Twitterがあらゆる情報をつなぎ、広めていく。そんな「情報のハブ」という役割が、今後さらに強まっていくと考えています。
例えばマスコミでは、まずTwitterで情報収集を行い、その後に裏づけ取材を行う…という記者が増えています。現場のリアルなつぶやきから一次情報を得るのが一番早いからです、また、Twitter上でアカウントを持ち、Facebookでもファンページを持つ企業は多いですが、自社サイトとファンページを、Twitterを介して行き来させるという手法を用いている企業も増えています。
昨年1年間で、ユーザー数は急速に増えました。個人もそうですが、「ブランディングに役立つ」との視点から、企業のアカウントも急増しました。現在は、「カスタマーサポートや販促につながる活用をしていこう」という動きが高まっていると感じますね。そのためにも、ユーザビリティを向上させるとともに、ユーザー数をさらに増やす努力を続け、「情報のハブ」としての役割をさらに強化したいと考えています。

シンプルな機能を活かして、さまざまな連携を考えられる人材が必要可決

現在は都心のユーザーが大半なので、地方ユーザーを増やすことも重要な戦略の一つ。例えば、エリアごとのお買い得情報を流すとか、公共サービスとの連携を図るなど、地域に密着した展開を検討中です。また、アメリカのTwitterでは、1つのツイートに関連した別のツイートを表示したり、フォローしている人の傾向を分析してお勧めの企業アカウントを紹介していますが、これらに加えて、外国語のツイートを自動翻訳する、フォローしている人のレコメンド商品を表示する…など、ユーザーにとって新たな発見につながるような機能を、日本でも積極的に取り入れていこうと考えています。

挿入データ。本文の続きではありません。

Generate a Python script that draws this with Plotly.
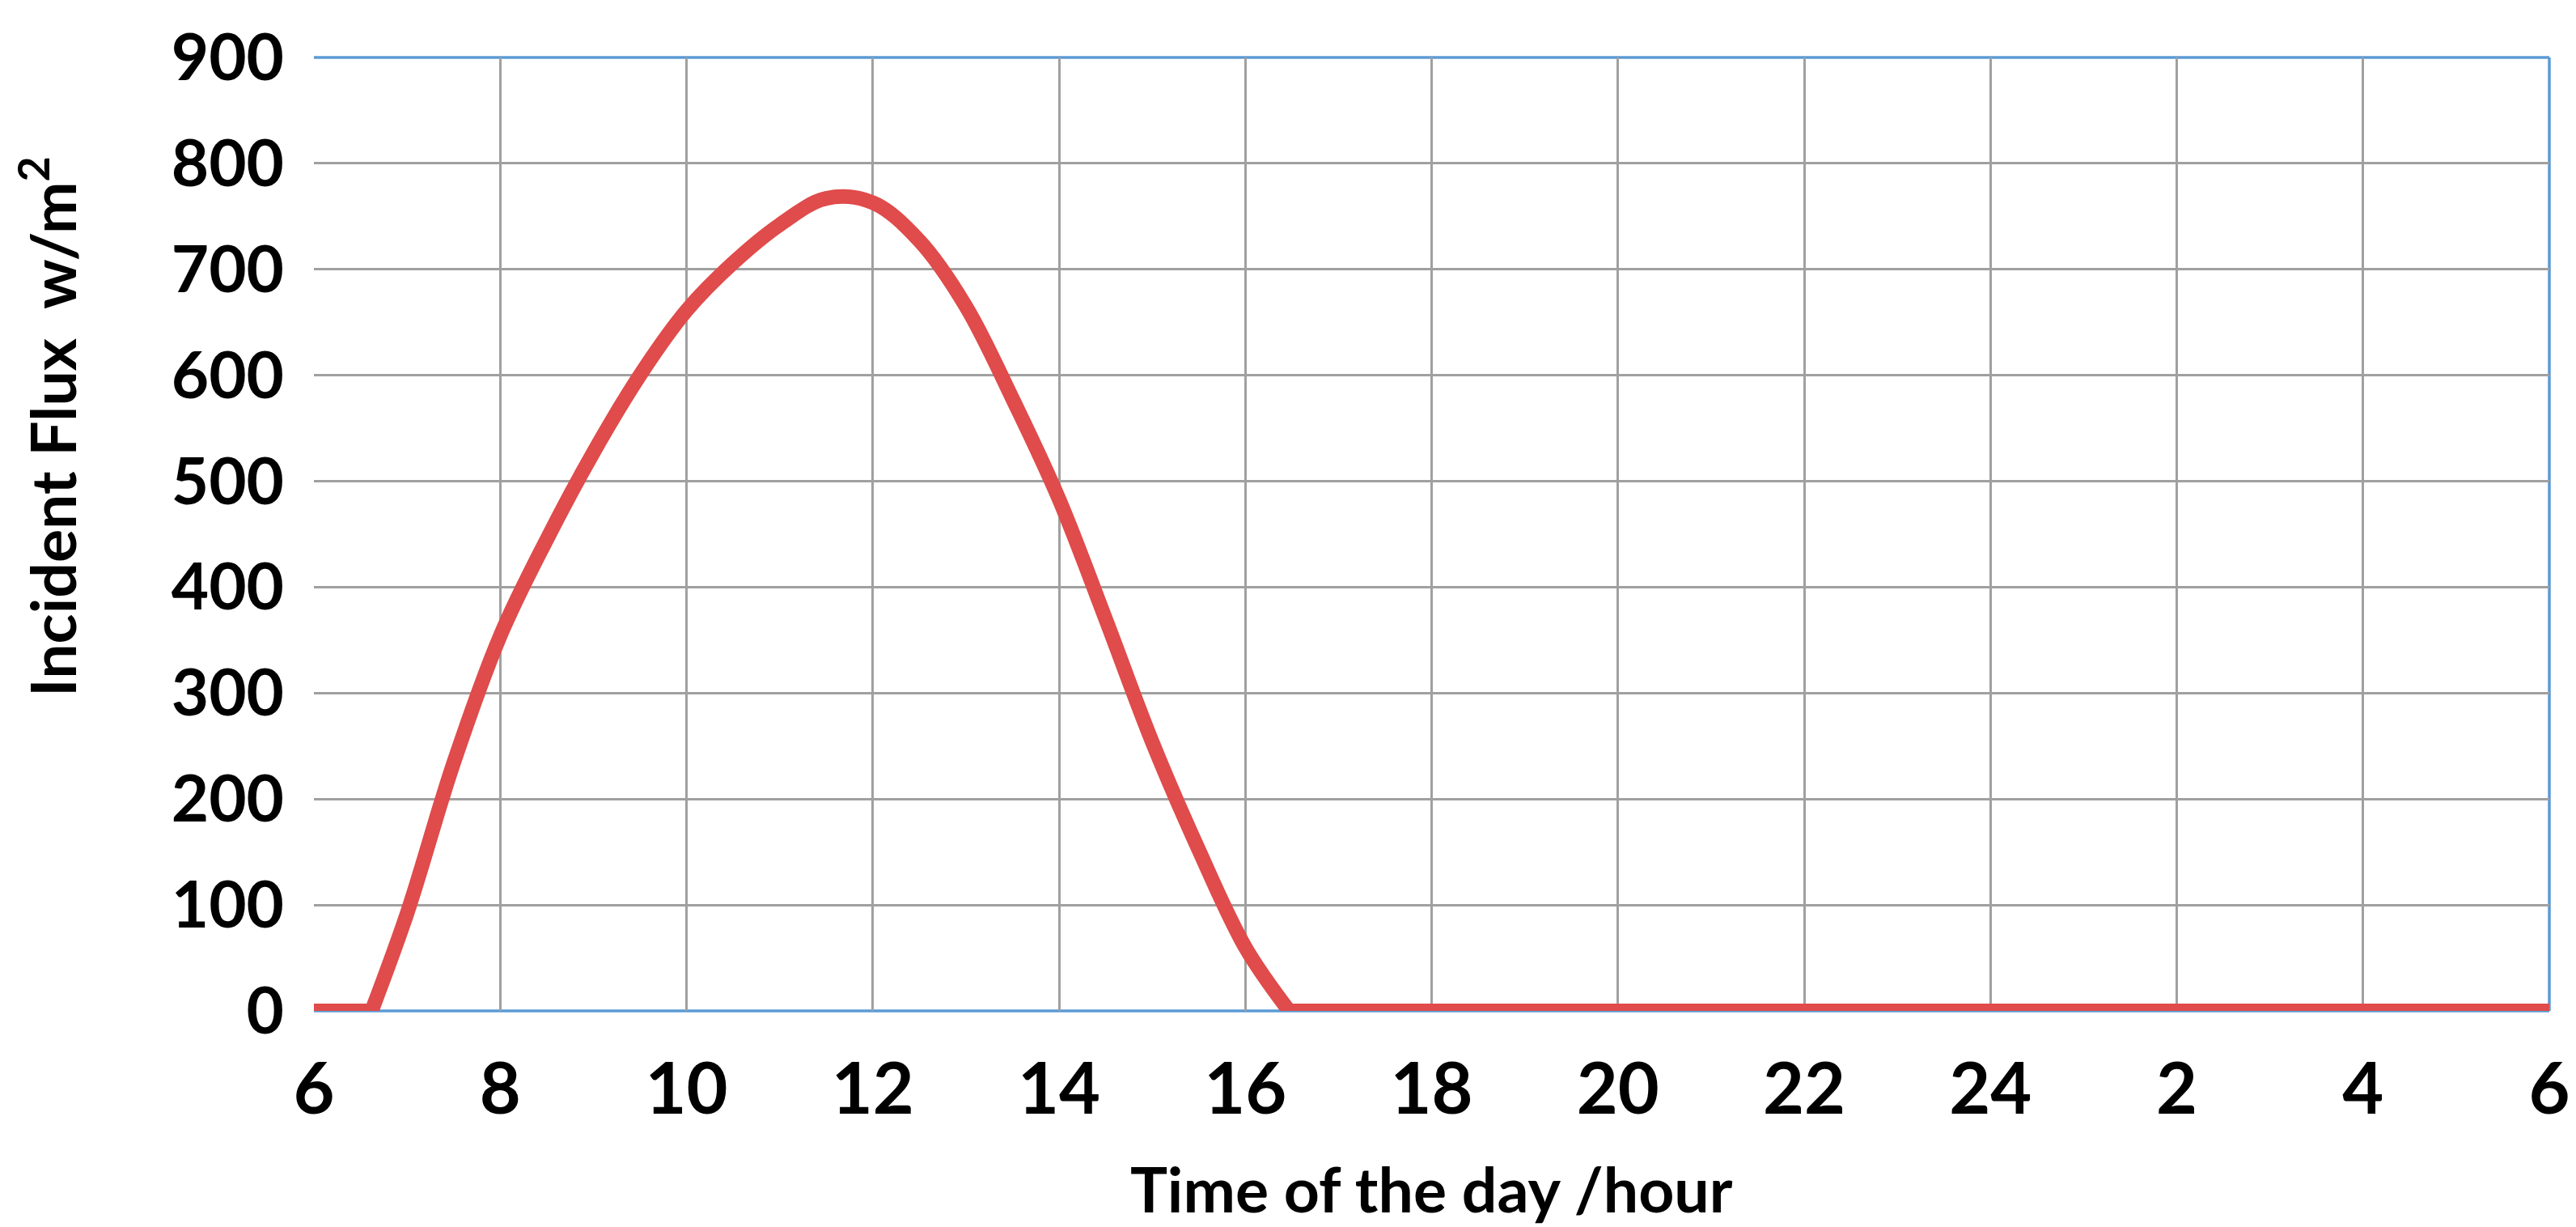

そのため、常に「ユーザーにとって役に立つサービスとは?」を考え続け、実現のために挑戦し続けられる人材が必要不可欠です。FacebookやmixiなどほかのSNSは実に多機能ですが、Twitterは140文字のテキストオンリーと実にシンプル。だからこそ、ユーザーから見た場合の参入ハードルが低いですし、シンプルだからこそ発想次第ではどんなジャンルのサービスとの連携も可能です。当社が評価するのは、「ファーストペンギンスピリット」。群れの中で最初に海に飛び込むペンギンのように、何があるかわからない世界に飛び込む勇気を称賛する社風ですので、さまざまなことに臆せずトライできる人とともにいろいろな可能性に挑戦していきたいと思っています。